• [Figure scripts]
++++++++

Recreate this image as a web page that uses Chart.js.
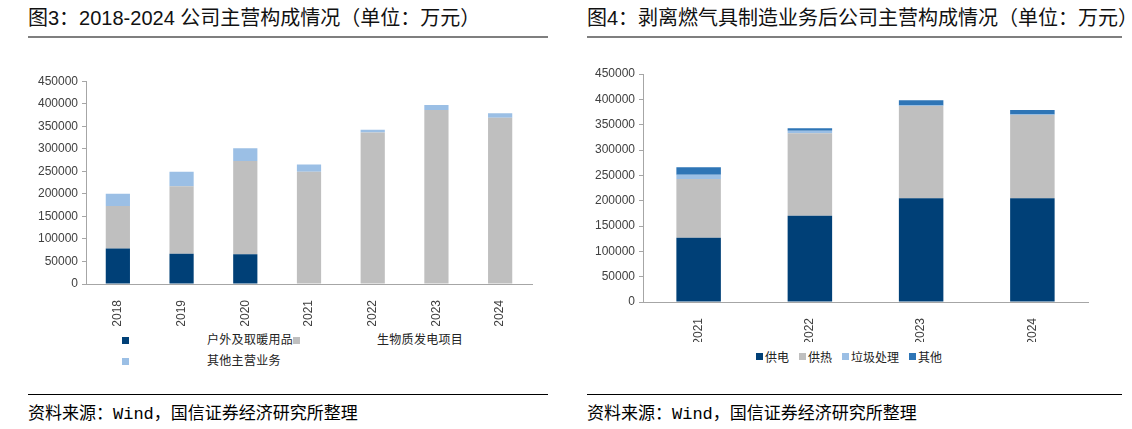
<!DOCTYPE html>
<html>
<head>
<meta charset="utf-8">
<script src="https://cdn.jsdelivr.net/npm/chart.js@4"></script>
<style>
  body { margin: 0; background: #fff; width: 1132px; height: 429px; position: relative; overflow: hidden;
         font-family: "Liberation Sans", "Noto Sans CJK SC", sans-serif; color: #000; }
  .title { position: absolute; top: 6px; font-size: 20px; line-height: 24px; white-space: nowrap; font-weight: normal; color: #111; }
  .rule-top { position: absolute; top: 36px; height: 2px; background: #7f7f7f; }
  .rule-bot { position: absolute; top: 394px; height: 1px; background: #000; }
  .source { position: absolute; top: 401px; font-size: 17px; line-height: 22px; white-space: nowrap;
            font-family: "Liberation Mono", "Noto Sans CJK SC", monospace; }
  .source span { font-family: "Noto Sans CJK SC", sans-serif; }
  canvas { position: absolute; }
  .legend { position: absolute; font-size: 12px; color: #222; font-family: "Noto Sans CJK SC", sans-serif; white-space: nowrap; }
  .legend .sw { display: inline-block; width: 7px; height: 7px; }
  #legend1 { left: 122px; top: 330px; display: grid; grid-template-columns: 85px 86px 84px auto; row-gap: 4px; align-items: center; letter-spacing: 0.3px; }
  #legend2 { left: 756px; top: 348px; display: flex; align-items: center; }
  #legend2 .item { display: flex; align-items: center; margin-right: 10px; }
  #legend2 .sw { margin-right: 2px; }
</style>
</head>
<body>
<div class="title" style="left:28px">图3：2018-2024 公司主营构成情况（单位：万元）</div>
<div class="rule-top" style="left:28px;width:520px"></div>
<div class="title" style="left:587px">图4：剥离燃气具制造业务后公司主营构成情况（单位：万元）</div>
<div class="rule-top" style="left:587px;width:535px"></div>

<canvas id="chart1" width="510" height="256" style="left:30px;top:70px"></canvas>
<div class="legend" id="legend1"></div>

<canvas id="chart2" width="505" height="280" style="left:590px;top:62px"></canvas>
<div class="legend" id="legend2"></div>

<div class="rule-bot" style="left:28px;width:520px"></div>
<div class="source" style="left:28px"><span>资料来源：</span>Wind<span>，国信证券经济研究所整理</span></div>
<div class="rule-bot" style="left:587px;width:535px"></div>
<div class="source" style="left:587px"><span>资料来源：</span>Wind<span>，国信证券经济研究所整理</span></div>

<script>
// fig 3: 2018-2024
const years1 = ['2018', '2019', '2020', '2021', '2022', '2023', '2024'];
const outdoor = [79000, 67000, 66000, 0, 0, 0, 0];
const biomass = [94000, 150000, 207000, 249000, 336000, 386000, 369000];
const otherMain = [27000, 32000, 28000, 16000, 6000, 11000, 10000];
const names1 = ['户外及取暖用品', '生物质发电项目', '其他主营业务'];

// fig 4: after spin-off
const years2 = ['2021', '2022', '2023', '2024'];
const power = [127000, 170000, 205000, 205000];
const heat = [116000, 163000, 182000, 164000];
const waste = [8000, 5000, 1000, 1000];
const others = [15000, 5000, 10000, 9000];
const names2 = ['供电', '供热', '垃圾处理', '其他'];

const yTicks = [0, 50000, 100000, 150000, 200000, 250000, 300000, 350000, 400000, 450000];

const navy = '#004077', grey = '#bfbfbf', lightBlue = '#9bbfe5', midBlue = '#2e75b6';
const tickFont = { family: 'Liberation Sans, Arial, sans-serif', size: 12 };

function scales(yWidth, xHeight) {
  return {
    x: {
      stacked: true,
      grid: { display: false },
      border: { color: '#a6a6a6' },
      ticks: { color: '#404040', font: tickFont, minRotation: 90, maxRotation: 90, padding: 8, autoSkip: false },
      afterFit: s => { s.height = xHeight; }
    },
    y: {
      stacked: true,
      min: 0, max: 450000,
      afterBuildTicks: s => { s.ticks = yTicks.map(v => ({ value: v })); },
      grid: { drawOnChartArea: false, tickLength: 4, color: '#a6a6a6' },
      border: { color: '#a6a6a6' },
      ticks: { color: '#404040', font: tickFont, padding: 4, callback: v => String(v) },
      afterFit: s => { s.width = yWidth; }
    }
  };
}

function ds(label, data, color, pct) {
  return { label, data, backgroundColor: color, borderWidth: 0, barPercentage: pct, categoryPercentage: 1 };
}

const colors1 = [navy, grey, lightBlue];
new Chart(document.getElementById('chart1'), {
  type: 'bar',
  data: {
    labels: years1,
    datasets: [
      ds(names1[0], outdoor, colors1[0], 0.38),
      ds(names1[1], biomass, colors1[1], 0.38),
      ds(names1[2], otherMain, colors1[2], 0.38)
    ]
  },
  options: {
    responsive: false, animation: false,
    layout: { padding: { top: 10, right: 8, bottom: 0, left: 0 } },
    plugins: { legend: { display: false }, tooltip: { enabled: false } },
    scales: scales(56, 42)
  }
});

const colors2 = [navy, grey, lightBlue, midBlue];
new Chart(document.getElementById('chart2'), {
  type: 'bar',
  data: {
    labels: years2,
    datasets: [
      ds(names2[0], power, colors2[0], 0.4),
      ds(names2[1], heat, colors2[1], 0.4),
      ds(names2[2], waste, colors2[2], 0.4),
      ds(names2[3], others, colors2[3], 0.4)
    ]
  },
  options: {
    responsive: false, animation: false,
    layout: { padding: { top: 12, right: 7, bottom: 0, left: 0 } },
    plugins: { legend: { display: false }, tooltip: { enabled: false } },
    scales: scales(53, 40)
  }
});

// legends (excel style)
const lg1 = document.getElementById('legend1');
[[0, 1], [2]].forEach(row => {
  row.forEach(i => {
    lg1.insertAdjacentHTML('beforeend', '<span><span class="sw" style="background:' + colors1[i] + '"></span></span><span>' + names1[i] + '</span>');
  });
});
const lg2 = document.getElementById('legend2');
names2.forEach((n, i) => {
  lg2.insertAdjacentHTML('beforeend', '<span class="item"><span class="sw" style="background:' + colors2[i] + '"></span>' + n + '</span>');
});
</script>
</body>
</html>
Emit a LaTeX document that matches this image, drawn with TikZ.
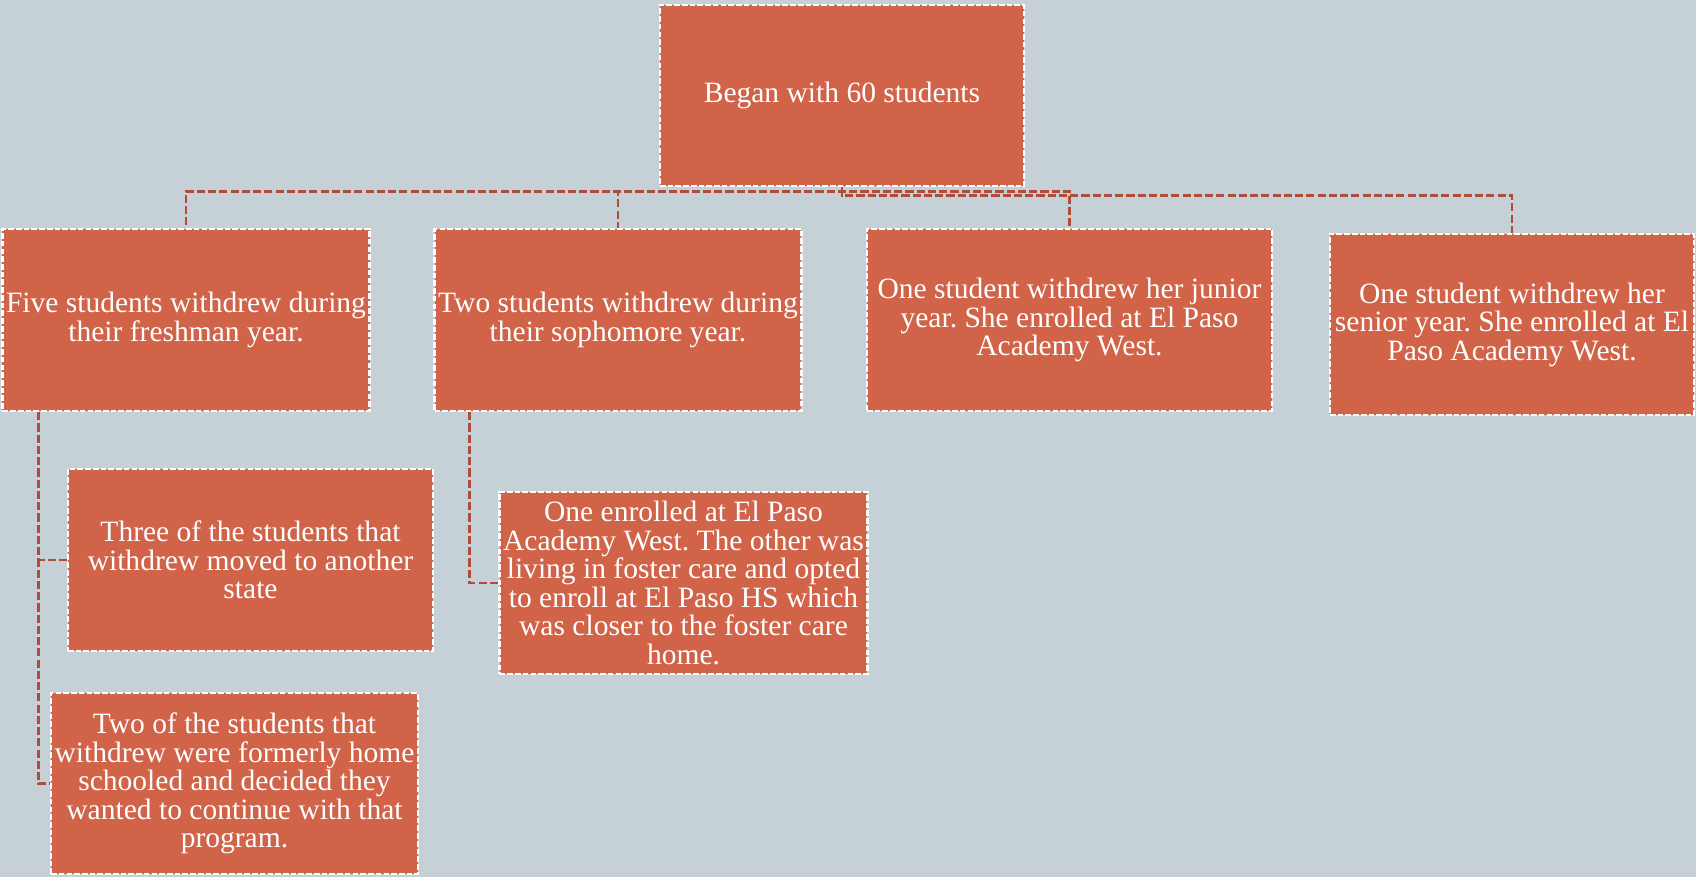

++++++++

• [What you have to do] Report each line of the material above where the word "that" appears.

• [Exercise response]
Recreate this image as a web page that uses Chart.js.
Emit a LaTeX document that matches this image, drawn with TikZ.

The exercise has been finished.